Chinese defence minister to visit India this week to attend SCO meet
Chinese foreign ministry spokesperson Mao Ning said that the two countries have held an in-depth exchange of views on expediting the resolution of relevant issues
China on Tuesday announced that its Defence Minister General Li Shangfu will visit India this week to attend the meeting of SCO defence ministers from April 27 during which he is expected to hold talks with his Indian counterpart Rajnath Singh on ending the prolonged eastern Ladakh standoff which has severely strained bilateral ties.
Considered a close associate of Chinese President Xi Jinping, Gen. Li’s India visit is regarded significant as it comes amid the vexed standoff between the armies of India and China in eastern Ladakh since May 2020.
“Upon invitation, Chinese State Councillor and Defence Minister General Li Shangfu will attend the meeting of the Council of Defence Ministers of the Member States of the Shanghai Cooperation Organisation (SCO) in New Delhi, India, from April 27-28,” China's Ministry of National Defence (MND) said in a statement.
“During the meeting, General Li will address the conference and meet with the heads of delegations from relevant countries to communicate and exchange views on the issues of the international and regional situation, as well as defence and security cooperation”, the statement said.
Gen.

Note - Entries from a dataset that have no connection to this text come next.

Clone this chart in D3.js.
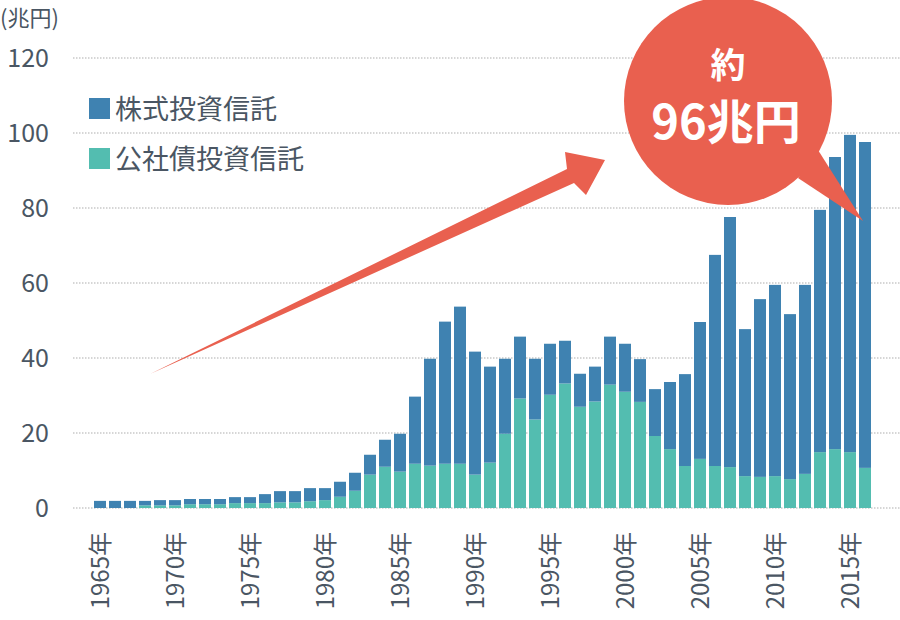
<!DOCTYPE html>
<html>
<head>
<meta charset="utf-8">
<script src="https://cdn.jsdelivr.net/npm/d3@7"></script>
<style>
  body { margin: 0; background: white; }
  svg { display: block; font-family: "Noto Sans CJK JP", "Noto Sans", sans-serif; }
</style>
</head>
<body>
<svg id="chart"></svg>
<script>
var years = [1965,1966,1967,1968,1969,1970,1971,1972,1973,1974,1975,1976,1977,1978,1979,
             1980,1981,1982,1983,1984,1985,1986,1987,1988,1989,1990,1991,1992,1993,1994,
             1995,1996,1997,1998,1999,2000,2001,2002,2003,2004,2005,2006,2007,2008,2009,
             2010,2011,2012,2013,2014,2015,2016];

// 公社債投資信託 (兆円)
var bondValues = [0,0,0,0.7,0.7,0.7,1.0,1.0,1.0,1.3,1.3,1.3,1.5,1.5,1.8,
                  2.1,3.0,4.6,8.9,11.0,9.7,11.8,11.3,11.8,11.8,8.9,12.1,19.8,29.2,23.6,
                  30.2,33.2,27.0,28.4,32.9,31.0,28.3,19.2,15.7,11.2,13.1,11.2,10.9,8.5,8.3,
                  8.5,7.7,9.1,14.9,15.7,14.9,10.7];

// 株式投資信託 (兆円)
var stockValues = [1.9,1.9,1.9,1.2,1.4,1.4,1.4,1.4,1.4,1.6,1.6,2.4,3.0,3.0,3.5,
                   3.2,4.0,4.8,5.3,7.2,10.1,17.9,28.5,37.9,41.9,32.8,25.6,20.0,16.5,16.2,
                   13.6,11.4,8.8,9.3,12.8,12.8,11.4,12.5,17.9,24.5,36.5,56.3,66.7,39.2,47.4,
                   51.0,44.0,50.4,64.6,77.9,84.6,86.9];

var yTicks = [0,20,40,60,80,100,120];
var xTickYears = [1965,1970,1975,1980,1985,1990,1995,2000,2005,2010,2015];
var seriesNames = ["公社債投資信託","株式投資信託"];
var unitLabel = "(兆円)";

var colors = {stock:"#3f82b1", bond:"#53bdb0", callout:"#e9604f", text:"#4a5663", grid:"#c9c9c9"};

var width = 900, height = 620;
var svg = d3.select("#chart").attr("width", width).attr("height", height);

var rows = years.map(function(y, i){
  return {year:y, bond:bondValues[i], stock:stockValues[i]};
});

var x = d3.scaleBand().domain(years).range([92.5, 872.5]).paddingInner(0.2).paddingOuter(0.1);
var y = d3.scaleLinear().domain([0,120]).range([508, 58]);

// grid lines
svg.append("g").selectAll("line")
  .data(yTicks)
  .enter().append("line")
    .attr("x1", 73).attr("x2", width)
    .attr("y1", d=>y(d)).attr("y2", d=>y(d))
    .attr("stroke", colors.grid)
    .attr("stroke-width", 1.5)
    .attr("stroke-dasharray", "1.5,1.5");

// y labels
svg.append("g").selectAll("text")
  .data(yTicks)
  .enter().append("text")
    .attr("x", 49).attr("y", d=>y(d))
    .attr("dy", "0.36em")
    .attr("text-anchor", "end")
    .attr("font-size", 25)
    .attr("fill", colors.text)
    .text(d=>d);

svg.append("text")
  .attr("x", 0).attr("y", 26)
  .attr("font-size", 22)
  .attr("fill", colors.text)
  .text(unitLabel);

// stacked bars
var stack = d3.stack().keys(["bond","stock"]);
var layers = stack(rows);
var layerColor = {bond:colors.bond, stock:colors.stock};

svg.append("g").selectAll("g")
  .data(layers)
  .enter().append("g")
    .attr("fill", d=>layerColor[d.key])
  .selectAll("rect")
  .data(d=>d)
  .enter().append("rect")
    .attr("x", d=>x(d.data.year))
    .attr("width", x.bandwidth())
    .attr("y", d=>y(d[1]))
    .attr("height", d=>y(d[0]) - y(d[1]));

// x labels
svg.append("g").selectAll("text")
  .data(xTickYears)
  .enter().append("text")
    .attr("transform", d=>"translate(" + (x(d) + x.bandwidth()/2) + ",532) rotate(-90)")
    .attr("dy", "0.36em")
    .attr("text-anchor", "end")
    .attr("font-size", 24)
    .attr("fill", colors.text)
    .text(d=>d + "年");

// legend
var legendItems = [{name:seriesNames[1], color:colors.stock}, {name:seriesNames[0], color:colors.bond}];
var legend = svg.append("g").selectAll("g")
  .data(legendItems)
  .enter().append("g")
    .attr("transform", (d,i)=>"translate(89," + (98 + i*50) + ")");
legend.append("rect").attr("width", 21).attr("height", 21).attr("fill", d=>d.color);
legend.append("text")
  .attr("x", 26).attr("y", 11).attr("dy", "0.36em")
  .attr("font-size", 27)
  .attr("fill", colors.text)
  .text(d=>d.name);

// growth arrow
svg.append("path")
  .attr("d", "M150,374 L567,169 L565,152 L605,160 L586,195 L574,183 Z")
  .attr("fill", colors.callout);

// callout bubble
var bubble = svg.append("g");
bubble.append("circle").attr("cx", 728).attr("cy", 101).attr("r", 104).attr("fill", colors.callout);
bubble.append("path").attr("d", "M818,150 L863,221 L798,178 Z").attr("fill", colors.callout);
bubble.append("text")
  .attr("x", 728).attr("y", 78)
  .attr("text-anchor", "middle")
  .attr("font-size", 35).attr("font-weight", "bold")
  .attr("fill", "white")
  .text("約");
bubble.append("text")
  .attr("x", 726).attr("y", 139)
  .attr("text-anchor", "middle")
  .attr("font-size", 47).attr("font-weight", "bold")
  .attr("fill", "white")
  .text("96兆円");
</script>
</body>
</html>
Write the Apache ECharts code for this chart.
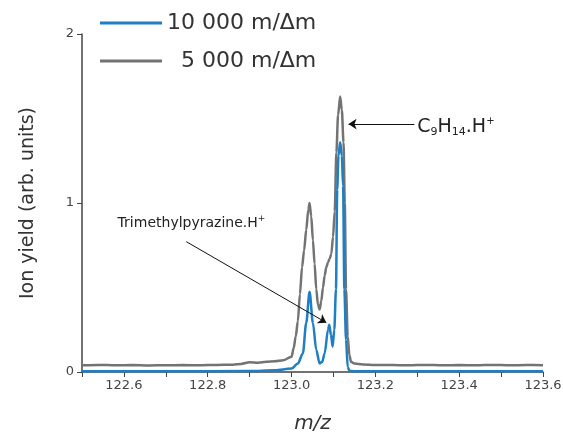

Li is widely expected to hold a bilateral meeting with Defence Minister Singh and discuss the progress of the military and diplomatic talks to resolve the festering standoff.
Ahead of Gen Li’s visit, the Chinese defence ministry spoke positively about the 18th round of the China-India Corps Commander Level Meeting held at the Chushul-Moldo border meeting point on the Chinese side on April 23.
It said both sides have agreed to "speed up" the settlement of "relevant issues" related to the prolonged standoff in eastern Ladakh, besides safeguarding peace in the border areas.
The two sides had a friendly and candid exchange of views on relevant issues, said the Defence Ministry’s statement.
"Under the guidance of the leaders of the two countries and based on the achievements of the meeting between the two foreign ministers, both sides agreed to maintain close contact and dialogue through military and diplomatic channels, speed up the settlement of relevant issues on the western section of the China-India boundary, and continue to safeguard the peace and tranquillity in the border areas," it said.
Chinese foreign ministry spokesperson Mao Ning told the media in Beijing on Monday that the two sides held an in-depth exchange of views on expediting the resolution of relevant issues.
"According to the important common understanding of the leaders of both countries, the two sides held an in-depth exchange of views on expediting the resolution of relevant issues," Ning said.
The Ministry of External Affairs (MEA) said in a statement on Monday that the two sides had a "frank and in-depth" discussion on the resolution of the "relevant" issues along the Line of Actual Control (LAC) in the Western sector.
"The two sides agreed to stay in close contact and maintain dialogue through military and diplomatic channels and work out a mutually acceptable resolution of the remaining issues at the earliest," the MEA said.
On March 2, External Affairs Minister S Jaishankar held talks with his Chinese counterpart Qin Gang on the sidelines of a conclave of the G20 grouping in New Delhi. At the talks, Jaishankar conveyed to Qin that the state of India-China relations is "abnormal".
Sunday's military talks came around four months after the last round of the dialogue between the senior Army commanders of the two sides.
In line with a decision taken at the 16th round of military talks, the two sides carried out disengagement from Patrolling Point 15 in the Gogra-Hotsprings area in September last year.
The Corps Commander-level talks were instituted to resolve the eastern Ladakh row. The eastern Ladakh border standoff erupted on May 5, 2020, following a violent clash in the Pangong Lake area.
The ties between the two countries nosedived significantly following a fierce clash in the Galwan Valley in June 2020 that marked the most serious military conflict between the two sides in decades.
As a result of a series of military and diplomatic talks, the two sides have completed the disengagement process on the north and south banks of the Pangong Lake and in the Gogra area.
Meanwhile, in an editorial, the state-run Global Times newspaper said the content of the China-India relationship is broad and rich, and should not be tied to or constrained by border frictions.
"The problems considered thorny in the Western world perhaps can be solved by Eastern wisdom. We look forward to China and India setting an example," it said.
General Li, a military aerospace veteran, headed the equipment development department of the Central Military Commission, (CMC) the high command of the Chinese military from 2017 to 2022 and previously served as deputy commander of the People’s Liberation Army, (PLA) Strategic Support Force, in charge of the country’s missile systems.
In 2018, Gen Li, along with the Equipment Development Department, was sanctioned by the US government for transactions that involved China purchasing Russia’s Su-35 combat aircraft and S-400 surface-to-air missile system-related equipment.